--- START INFORMATION GIVEN ---

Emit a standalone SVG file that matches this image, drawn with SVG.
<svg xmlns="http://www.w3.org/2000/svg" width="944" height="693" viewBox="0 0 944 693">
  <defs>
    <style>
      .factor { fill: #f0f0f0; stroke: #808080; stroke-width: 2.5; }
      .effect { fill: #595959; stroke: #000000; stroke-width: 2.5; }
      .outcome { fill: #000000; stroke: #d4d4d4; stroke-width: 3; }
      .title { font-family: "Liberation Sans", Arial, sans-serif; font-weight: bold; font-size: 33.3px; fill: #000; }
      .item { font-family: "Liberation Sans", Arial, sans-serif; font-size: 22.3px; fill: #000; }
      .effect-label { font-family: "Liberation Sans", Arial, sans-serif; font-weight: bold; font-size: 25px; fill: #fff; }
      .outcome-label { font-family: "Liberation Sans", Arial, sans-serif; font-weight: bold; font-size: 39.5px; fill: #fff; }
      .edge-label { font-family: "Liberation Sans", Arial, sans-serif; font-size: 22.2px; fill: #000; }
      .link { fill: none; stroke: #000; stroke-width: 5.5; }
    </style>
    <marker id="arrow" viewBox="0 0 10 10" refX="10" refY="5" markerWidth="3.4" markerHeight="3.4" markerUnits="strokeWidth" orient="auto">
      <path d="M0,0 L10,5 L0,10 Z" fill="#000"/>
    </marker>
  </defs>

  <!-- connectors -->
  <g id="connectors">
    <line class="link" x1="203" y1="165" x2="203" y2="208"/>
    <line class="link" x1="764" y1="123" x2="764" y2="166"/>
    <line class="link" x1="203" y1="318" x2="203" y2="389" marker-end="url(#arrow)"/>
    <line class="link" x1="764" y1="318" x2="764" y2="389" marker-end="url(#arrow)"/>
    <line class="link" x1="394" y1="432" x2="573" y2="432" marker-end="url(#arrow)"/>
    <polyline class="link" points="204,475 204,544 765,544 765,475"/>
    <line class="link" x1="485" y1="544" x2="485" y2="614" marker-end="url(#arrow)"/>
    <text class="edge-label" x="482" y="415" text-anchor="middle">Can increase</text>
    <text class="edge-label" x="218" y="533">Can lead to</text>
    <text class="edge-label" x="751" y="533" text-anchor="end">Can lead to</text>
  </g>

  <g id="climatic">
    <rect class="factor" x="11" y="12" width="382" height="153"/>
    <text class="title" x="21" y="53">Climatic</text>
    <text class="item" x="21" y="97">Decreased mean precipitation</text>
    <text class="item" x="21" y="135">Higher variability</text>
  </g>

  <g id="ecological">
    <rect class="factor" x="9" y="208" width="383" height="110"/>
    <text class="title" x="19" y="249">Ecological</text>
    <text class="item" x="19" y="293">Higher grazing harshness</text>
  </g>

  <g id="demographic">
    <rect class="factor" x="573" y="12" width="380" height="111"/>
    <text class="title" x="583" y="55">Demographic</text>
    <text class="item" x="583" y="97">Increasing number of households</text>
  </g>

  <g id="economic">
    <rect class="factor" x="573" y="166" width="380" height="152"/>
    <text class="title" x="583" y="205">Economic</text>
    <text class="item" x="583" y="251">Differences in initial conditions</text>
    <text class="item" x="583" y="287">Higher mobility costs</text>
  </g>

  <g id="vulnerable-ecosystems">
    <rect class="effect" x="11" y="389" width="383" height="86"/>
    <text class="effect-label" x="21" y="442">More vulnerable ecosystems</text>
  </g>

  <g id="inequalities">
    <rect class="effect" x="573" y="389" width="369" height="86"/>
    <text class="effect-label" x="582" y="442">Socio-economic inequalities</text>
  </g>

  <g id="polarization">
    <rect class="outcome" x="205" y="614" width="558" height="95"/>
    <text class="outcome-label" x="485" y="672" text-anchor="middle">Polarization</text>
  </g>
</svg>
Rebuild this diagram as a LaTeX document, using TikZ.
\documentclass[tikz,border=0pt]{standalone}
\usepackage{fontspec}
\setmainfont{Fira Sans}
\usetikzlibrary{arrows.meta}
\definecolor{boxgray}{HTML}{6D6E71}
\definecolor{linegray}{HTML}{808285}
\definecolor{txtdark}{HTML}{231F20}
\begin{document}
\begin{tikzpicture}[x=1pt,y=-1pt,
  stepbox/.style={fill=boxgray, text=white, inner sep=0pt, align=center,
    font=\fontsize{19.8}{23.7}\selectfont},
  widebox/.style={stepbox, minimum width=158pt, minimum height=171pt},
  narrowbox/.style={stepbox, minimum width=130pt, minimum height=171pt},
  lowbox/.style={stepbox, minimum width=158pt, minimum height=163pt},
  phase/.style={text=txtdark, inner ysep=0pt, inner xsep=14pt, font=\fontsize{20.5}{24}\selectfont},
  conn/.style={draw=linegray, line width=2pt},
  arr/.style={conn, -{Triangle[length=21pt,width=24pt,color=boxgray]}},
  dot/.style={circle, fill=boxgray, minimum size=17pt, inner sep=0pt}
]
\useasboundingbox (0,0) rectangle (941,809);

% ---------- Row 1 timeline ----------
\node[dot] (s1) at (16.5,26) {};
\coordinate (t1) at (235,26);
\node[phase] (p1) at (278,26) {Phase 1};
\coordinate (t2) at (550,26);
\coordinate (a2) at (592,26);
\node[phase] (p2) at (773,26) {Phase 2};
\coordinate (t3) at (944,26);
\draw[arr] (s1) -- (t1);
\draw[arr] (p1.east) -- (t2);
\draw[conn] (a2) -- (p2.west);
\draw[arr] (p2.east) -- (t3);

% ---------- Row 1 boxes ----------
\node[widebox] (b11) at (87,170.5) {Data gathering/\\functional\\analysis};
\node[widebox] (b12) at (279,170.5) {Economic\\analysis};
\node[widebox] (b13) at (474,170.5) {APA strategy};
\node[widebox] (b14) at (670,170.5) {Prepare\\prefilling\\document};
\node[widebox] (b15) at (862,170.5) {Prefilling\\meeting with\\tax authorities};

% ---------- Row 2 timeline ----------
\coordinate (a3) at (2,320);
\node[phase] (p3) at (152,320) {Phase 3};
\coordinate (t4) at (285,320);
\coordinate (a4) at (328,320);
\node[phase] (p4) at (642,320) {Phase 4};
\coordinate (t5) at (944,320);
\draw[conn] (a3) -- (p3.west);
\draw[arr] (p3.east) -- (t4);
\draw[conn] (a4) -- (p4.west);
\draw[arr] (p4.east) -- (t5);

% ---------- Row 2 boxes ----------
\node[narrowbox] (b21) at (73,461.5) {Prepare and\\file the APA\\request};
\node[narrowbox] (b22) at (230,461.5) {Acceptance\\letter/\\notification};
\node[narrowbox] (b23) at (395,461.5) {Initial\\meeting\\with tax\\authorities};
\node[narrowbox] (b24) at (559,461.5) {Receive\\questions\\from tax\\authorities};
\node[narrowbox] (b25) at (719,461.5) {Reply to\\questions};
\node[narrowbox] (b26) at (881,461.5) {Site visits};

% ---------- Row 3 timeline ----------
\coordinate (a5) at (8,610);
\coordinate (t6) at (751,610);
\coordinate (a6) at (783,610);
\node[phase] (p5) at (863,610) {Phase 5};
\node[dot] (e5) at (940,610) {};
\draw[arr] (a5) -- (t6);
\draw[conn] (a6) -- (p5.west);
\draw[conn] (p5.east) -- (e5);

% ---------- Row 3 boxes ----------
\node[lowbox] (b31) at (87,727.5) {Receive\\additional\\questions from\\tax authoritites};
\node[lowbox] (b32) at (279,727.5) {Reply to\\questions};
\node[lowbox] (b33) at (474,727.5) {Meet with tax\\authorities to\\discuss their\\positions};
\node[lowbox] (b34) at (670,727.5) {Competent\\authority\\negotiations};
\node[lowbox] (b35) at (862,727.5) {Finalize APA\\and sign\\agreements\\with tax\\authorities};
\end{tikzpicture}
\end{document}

--- END INFORMATION GIVEN ---

▸ EXERCISE DIRECTIONS
Print all of the entries exactly as they appear.

▸ ANSWER BELOW
Emit a standalone SVG file that matches this image, drawn with SVG.
<svg xmlns="http://www.w3.org/2000/svg" width="944" height="693" viewBox="0 0 944 693">
  <defs>
    <style>
      .factor { fill: #f0f0f0; stroke: #808080; stroke-width: 2.5; }
      .effect { fill: #595959; stroke: #000000; stroke-width: 2.5; }
      .outcome { fill: #000000; stroke: #d4d4d4; stroke-width: 3; }
      .title { font-family: "Liberation Sans", Arial, sans-serif; font-weight: bold; font-size: 33.3px; fill: #000; }
      .item { font-family: "Liberation Sans", Arial, sans-serif; font-size: 22.3px; fill: #000; }
      .effect-label { font-family: "Liberation Sans", Arial, sans-serif; font-weight: bold; font-size: 25px; fill: #fff; }
      .outcome-label { font-family: "Liberation Sans", Arial, sans-serif; font-weight: bold; font-size: 39.5px; fill: #fff; }
      .edge-label { font-family: "Liberation Sans", Arial, sans-serif; font-size: 22.2px; fill: #000; }
      .link { fill: none; stroke: #000; stroke-width: 5.5; }
    </style>
    <marker id="arrow" viewBox="0 0 10 10" refX="10" refY="5" markerWidth="3.4" markerHeight="3.4" markerUnits="strokeWidth" orient="auto">
      <path d="M0,0 L10,5 L0,10 Z" fill="#000"/>
    </marker>
  </defs>

  <!-- connectors -->
  <g id="connectors">
    <line class="link" x1="203" y1="165" x2="203" y2="208"/>
    <line class="link" x1="764" y1="123" x2="764" y2="166"/>
    <line class="link" x1="203" y1="318" x2="203" y2="389" marker-end="url(#arrow)"/>
    <line class="link" x1="764" y1="318" x2="764" y2="389" marker-end="url(#arrow)"/>
    <line class="link" x1="394" y1="432" x2="573" y2="432" marker-end="url(#arrow)"/>
    <polyline class="link" points="204,475 204,544 765,544 765,475"/>
    <line class="link" x1="485" y1="544" x2="485" y2="614" marker-end="url(#arrow)"/>
    <text class="edge-label" x="482" y="415" text-anchor="middle">Can increase</text>
    <text class="edge-label" x="218" y="533">Can lead to</text>
    <text class="edge-label" x="751" y="533" text-anchor="end">Can lead to</text>
  </g>

  <g id="climatic">
    <rect class="factor" x="11" y="12" width="382" height="153"/>
    <text class="title" x="21" y="53">Climatic</text>
    <text class="item" x="21" y="97">Decreased mean precipitation</text>
    <text class="item" x="21" y="135">Higher variability</text>
  </g>

  <g id="ecological">
    <rect class="factor" x="9" y="208" width="383" height="110"/>
    <text class="title" x="19" y="249">Ecological</text>
    <text class="item" x="19" y="293">Higher grazing harshness</text>
  </g>

  <g id="demographic">
    <rect class="factor" x="573" y="12" width="380" height="111"/>
    <text class="title" x="583" y="55">Demographic</text>
    <text class="item" x="583" y="97">Increasing number of households</text>
  </g>

  <g id="economic">
    <rect class="factor" x="573" y="166" width="380" height="152"/>
    <text class="title" x="583" y="205">Economic</text>
    <text class="item" x="583" y="251">Differences in initial conditions</text>
    <text class="item" x="583" y="287">Higher mobility costs</text>
  </g>

  <g id="vulnerable-ecosystems">
    <rect class="effect" x="11" y="389" width="383" height="86"/>
    <text class="effect-label" x="21" y="442">More vulnerable ecosystems</text>
  </g>

  <g id="inequalities">
    <rect class="effect" x="573" y="389" width="369" height="86"/>
    <text class="effect-label" x="582" y="442">Socio-economic inequalities</text>
  </g>

  <g id="polarization">
    <rect class="outcome" x="205" y="614" width="558" height="95"/>
    <text class="outcome-label" x="485" y="672" text-anchor="middle">Polarization</text>
  </g>
</svg>
Rebuild this diagram as a LaTeX document, using TikZ.
\documentclass[tikz,border=0pt]{standalone}
\usepackage{fontspec}
\setmainfont{Fira Sans}
\usetikzlibrary{arrows.meta}
\definecolor{boxgray}{HTML}{6D6E71}
\definecolor{linegray}{HTML}{808285}
\definecolor{txtdark}{HTML}{231F20}
\begin{document}
\begin{tikzpicture}[x=1pt,y=-1pt,
  stepbox/.style={fill=boxgray, text=white, inner sep=0pt, align=center,
    font=\fontsize{19.8}{23.7}\selectfont},
  widebox/.style={stepbox, minimum width=158pt, minimum height=171pt},
  narrowbox/.style={stepbox, minimum width=130pt, minimum height=171pt},
  lowbox/.style={stepbox, minimum width=158pt, minimum height=163pt},
  phase/.style={text=txtdark, inner ysep=0pt, inner xsep=14pt, font=\fontsize{20.5}{24}\selectfont},
  conn/.style={draw=linegray, line width=2pt},
  arr/.style={conn, -{Triangle[length=21pt,width=24pt,color=boxgray]}},
  dot/.style={circle, fill=boxgray, minimum size=17pt, inner sep=0pt}
]
\useasboundingbox (0,0) rectangle (941,809);

% ---------- Row 1 timeline ----------
\node[dot] (s1) at (16.5,26) {};
\coordinate (t1) at (235,26);
\node[phase] (p1) at (278,26) {Phase 1};
\coordinate (t2) at (550,26);
\coordinate (a2) at (592,26);
\node[phase] (p2) at (773,26) {Phase 2};
\coordinate (t3) at (944,26);
\draw[arr] (s1) -- (t1);
\draw[arr] (p1.east) -- (t2);
\draw[conn] (a2) -- (p2.west);
\draw[arr] (p2.east) -- (t3);

% ---------- Row 1 boxes ----------
\node[widebox] (b11) at (87,170.5) {Data gathering/\\functional\\analysis};
\node[widebox] (b12) at (279,170.5) {Economic\\analysis};
\node[widebox] (b13) at (474,170.5) {APA strategy};
\node[widebox] (b14) at (670,170.5) {Prepare\\prefilling\\document};
\node[widebox] (b15) at (862,170.5) {Prefilling\\meeting with\\tax authorities};

% ---------- Row 2 timeline ----------
\coordinate (a3) at (2,320);
\node[phase] (p3) at (152,320) {Phase 3};
\coordinate (t4) at (285,320);
\coordinate (a4) at (328,320);
\node[phase] (p4) at (642,320) {Phase 4};
\coordinate (t5) at (944,320);
\draw[conn] (a3) -- (p3.west);
\draw[arr] (p3.east) -- (t4);
\draw[conn] (a4) -- (p4.west);
\draw[arr] (p4.east) -- (t5);

% ---------- Row 2 boxes ----------
\node[narrowbox] (b21) at (73,461.5) {Prepare and\\file the APA\\request};
\node[narrowbox] (b22) at (230,461.5) {Acceptance\\letter/\\notification};
\node[narrowbox] (b23) at (395,461.5) {Initial\\meeting\\with tax\\authorities};
\node[narrowbox] (b24) at (559,461.5) {Receive\\questions\\from tax\\authorities};
\node[narrowbox] (b25) at (719,461.5) {Reply to\\questions};
\node[narrowbox] (b26) at (881,461.5) {Site visits};

% ---------- Row 3 timeline ----------
\coordinate (a5) at (8,610);
\coordinate (t6) at (751,610);
\coordinate (a6) at (783,610);
\node[phase] (p5) at (863,610) {Phase 5};
\node[dot] (e5) at (940,610) {};
\draw[arr] (a5) -- (t6);
\draw[conn] (a6) -- (p5.west);
\draw[conn] (p5.east) -- (e5);

% ---------- Row 3 boxes ----------
\node[lowbox] (b31) at (87,727.5) {Receive\\additional\\questions from\\tax authoritites};
\node[lowbox] (b32) at (279,727.5) {Reply to\\questions};
\node[lowbox] (b33) at (474,727.5) {Meet with tax\\authorities to\\discuss their\\positions};
\node[lowbox] (b34) at (670,727.5) {Competent\\authority\\negotiations};
\node[lowbox] (b35) at (862,727.5) {Finalize APA\\and sign\\agreements\\with tax\\authorities};
\end{tikzpicture}
\end{document}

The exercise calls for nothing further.